→ **Source material**:
★ ★ ★
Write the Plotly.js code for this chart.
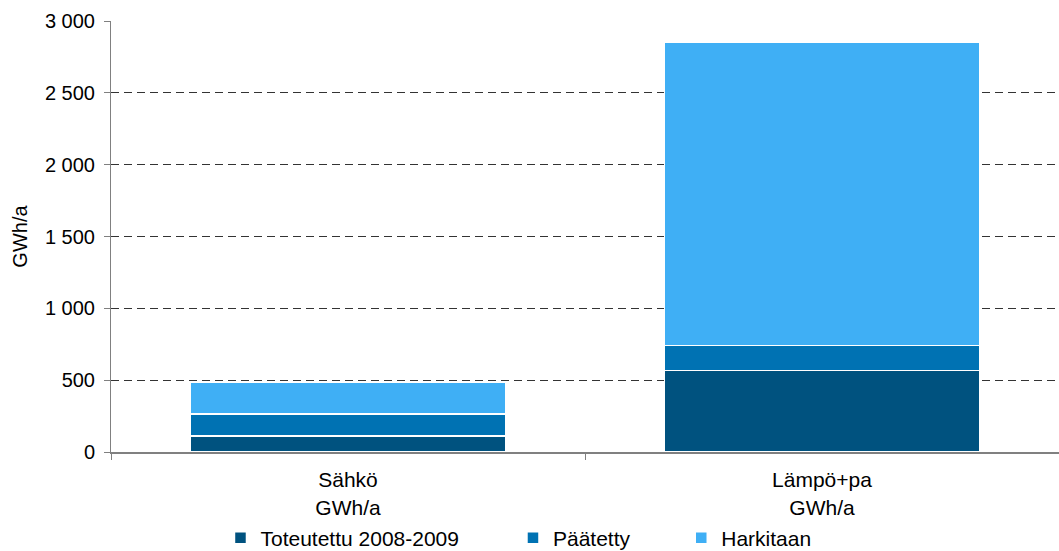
<!DOCTYPE html>
<html>
<head>
<meta charset="utf-8">
<script src="https://cdn.plot.ly/plotly-3.0.1.min.js"></script>
<style>
  html, body { margin: 0; padding: 0; background: #ffffff; }
  #chart { width: 1059px; height: 551px; }
</style>
</head>
<body>
<div id="chart"></div>
<script>
// Energy categories (x axis)
const categories = ["Sähkö<br>GWh/a", "Lämpö+pa<br>GWh/a"];

// Stacked series, GWh/a
const toteutettu = [110, 567];   // Toteutettu 2008-2009
const paatetty   = [155, 176];   // Päätetty
const harkitaan  = [220, 2108];  // Harkitaan

const seriesNames = ["Toteutettu 2008-2009", "Päätetty", "Harkitaan"];
const seriesColors = ["#00527F", "#0072B3", "#3FAFF5"];
const seriesValues = [toteutettu, paatetty, harkitaan];

// one legend box per series, laid out in a row under the axis
const legendIds = ["legend", "legend2", "legend3"];
const legendX = [0.2082, 0.4844, 0.6433];

const font = "Liberation Sans, Arial, sans-serif";
const textFont = { family: font, size: 20, color: "#000000" };
const bigFont = { family: font, size: 21, color: "#000000" };

const traces = seriesValues.map((vals, i) => ({
  type: "bar",
  x: categories,
  y: vals,
  name: seriesNames[i],
  legend: legendIds[i],
  marker: { color: seriesColors[i], line: { color: "#ffffff", width: 1.5 } },
  hoverinfo: "skip"
}));

const layout = {
  width: 1059,
  height: 551,
  barmode: "stack",
  bargap: 0.336,
  separators: ", ",
  paper_bgcolor: "#ffffff",
  plot_bgcolor: "#ffffff",
  font: textFont,
  margin: { l: 111, r: 0, t: 21, b: 99 },
  showlegend: true,
  xaxis: {
    type: "category",
    automargin: false,
    showline: true,
    linecolor: "#808080",
    linewidth: 2,
    ticks: "outside",
    tickson: "boundaries",
    ticklen: 6,
    tickcolor: "#808080",
    ticklabelstandoff: 8,
    showgrid: false,
    tickfont: bigFont,
    fixedrange: true
  },
  yaxis: {
    range: [0, 3000],
    dtick: 500,
    tick0: 0,
    automargin: false,
    separatethousands: true,
    showline: true,
    linecolor: "#808080",
    linewidth: 1,
    ticks: "outside",
    ticklen: 6,
    tickcolor: "#808080",
    ticklabelstandoff: 5,
    showgrid: true,
    gridcolor: "#333333",
    gridwidth: 1,
    griddash: "8px,5px",
    zeroline: false,
    tickfont: textFont,
    title: { text: "GWh/a", font: textFont, standoff: 11 },
    fixedrange: true
  }
};

legendIds.forEach((id, i) => {
  layout[id] = {
    orientation: "h",
    xref: "container",
    yref: "container",
    x: legendX[i],
    xanchor: "left",
    y: 0.0236,
    yanchor: "middle",
    font: bigFont,
    bgcolor: "rgba(0,0,0,0)",
    itemclick: false,
    itemdoubleclick: false
  };
});

Plotly.newPlot("chart", traces, layout, { displayModeBar: false, staticPlot: true });
</script>
</body>
</html>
★ ★ ★
→ **Written request**: In the listing, find all lines with the string "chart" and copy them.

→ **Response to this task**:
Write the Plotly.js code for this chart.
  #chart { width: 1059px; height: 551px; }
<div id="chart"></div>
Plotly.newPlot("chart", traces, layout, { displayModeBar: false, staticPlot: true });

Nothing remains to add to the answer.